Nouvelles fonctions : adjoint au Commissaire à la reconversion industrielle de la Lorraine.
La transformation profonde qui, en un quart de siècle, a atteint le système de distribution commerciale français a souvent été étudiée mais son importance n'a pas toujours été soulignée comme elle le mérite. En effet, ce n'est pas seulement un accessoire ou une conséquence des bouleversements qu'a connus cette période, c'en est aussi un agent actif et remarquable, une cause autant qu'une conséquence. L'introduction en Europe des «grandes surfaces commerciales », déjà connues en Amérique avant-guerre, a changé profondément la vie quotidienne de la plus grande partie de la population.

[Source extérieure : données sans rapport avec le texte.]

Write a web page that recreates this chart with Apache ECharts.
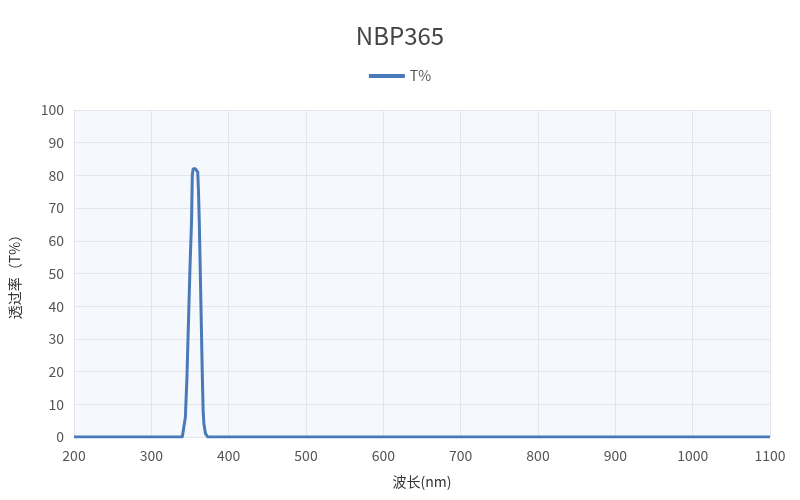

Malgré les réticences du début, elle a permis d'abord aux familles de concentrer leurs achats — surtout alimentaires — en une seule fois, généralement en fin de semaine ou dans la soirée, de transporter les produits lourds en voiture et de présenter au même endroit un choix jusqu'alors inconnu de produits plus ou moins concurrents. Par là-même, les grandes surfaces ont allégé — aux deux sens du mot — un travail le plus souvent féminin de transport et de recherche. De plus en plus, et surtout maintenant avec les produits surgelés, elles ont modifié les habitudes alimentaires des Français tout en rendant plus facile la préparation des plats.
Comme tout progrès, ces moyens de commercialisation nouveaux peuvent présenter également des inconvénients d'inesthétisme et d'encombrements, et ruiner le paysage de la périphérie malgré des efforts méritoires de beaucoup de centres d'achat : couleurs vives, bâtiments larges et conçus pour la commodité de l'acheteur mais disposés sans souci d'apparence et entourés d'immenses surfaces de goudron à peine cachées à certaines heures par les voitures de la clientèle. Les banlieues des villes qui déparent leurs entours par des architectures contestables s'enlaidissent davantage encore de ces super ou hypermarchés. Ces touts derniers, de conception purement française, présentent, par ailleurs, bien des avantages économiques et financiers.
L'importance de tous ces phénomènes explique qu'à nouveau « Economie et Prévision » tout en se limitant — comme cela est sa vocation — aux seuls problèmes économiques et financiers s'intéresse aux transformations du commerce et traite non seulement du commerce concentré financièrement (groupes) mais aussi pour la première fois des associations que les détaillants ont constituées pour répondre à la concurrence qui leur était faite.
La croissance rapide et soutenue des « grands » ensembles a été liée au développement des « grandes » surfaces dont ils ont été les créateurs. A leur naissance ils ont bénéficié d'un environnement socio-économique très favorable : urbanisation et motorisation des français, élévation forte de la consommation des ménages en partie liée au retour des français d'Algérie, application effective de l'interdiction du refus de vente. Tout ceci leur permet aujourd'hui de figurer en bon rang parmi les grands de la distribution en Europe, donnant à notre pays de bonnes perspectives pour l'ouverture du marché intérieur européen unique en 1 992.